Vincent Touzé : On annonce une désindexation de six mois pour les retraites, ce qui revient à ne les augmenter que de 0.35 % au lieu de 0.7 %, soit la moitié de l’inflation de 2013. On peut dire que les retraités s’en sortent bien, de la même manière que les cadres supérieurs.

Entre la période précédant la crise de 2008-2009 et celle qui a suivi, quelle a été la progression des pensions versées aux salariés du privé et du public ? Quelles différences relève-t-on, et l'évolution est-elle comparable à celle des salaires ?

Philippe Crevel : Depuis la crise, le pouvoir d’achat des retraités, fonctionnaires ou pas, est mis à mal par le relèvement des prélèvements et par une indexation de plus en plus faible.

Depuis 2006, les retraites des fonctionnaires ont augmenté de 0,6 % par an en euros constants, soit moins que les pensions du régime de base, qui ont progressé en moyenne de 3,1 %. Cette moindre revalorisation des retraites des fonctionnaires est imputable à celle du point d’indice des traitements de la fonction publique.

Les retraités du secteur privé sont surtout pénalisés par la baisse du rendement des complémentaires. Depuis 2006, la perte de pouvoir d’achat des pensions Agirc versées aux cadres a été de 9,2 % en moyenne annuelle.

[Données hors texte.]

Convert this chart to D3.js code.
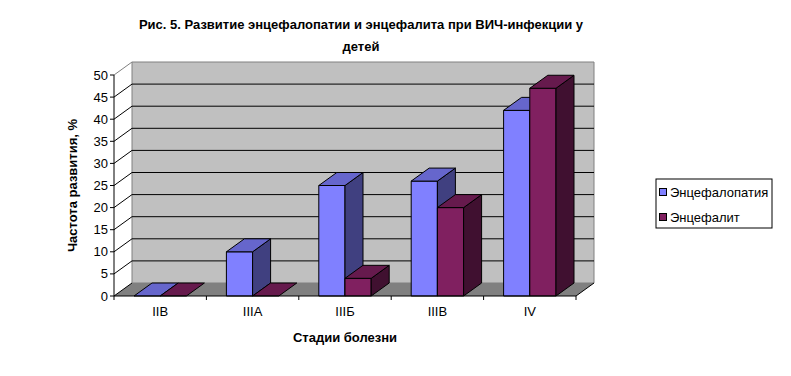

Vincent Touzé : Entre 2002 et 2007 les pensions ont augmenté de 4 %, ainsi que 2,4 % entre 2007 et 2011. A part les cadres supérieurs, qui ont fait mieux en pouvoir d’achat que les retraités, les autres salariés ont baissé. Les retraités vous diront que l’avantage de la retraite, c’est que leurs revenus augmentent en fonction de l’inflation, ce qui n’est pas le cas des salariés. Un salarié qui ne peut plus espérer être augmenté à l’ancienneté ou promu perdra forcément du pouvoir d’achat… On peut donc dire que les retraités sont mieux payés que les salariés. Ne pas indexer le salaire des fonctionnaires, cela revient implicitement à le taxer pour financer le fonctionnement de l’Etat ou assurer le financement des pensions de la fonction publique.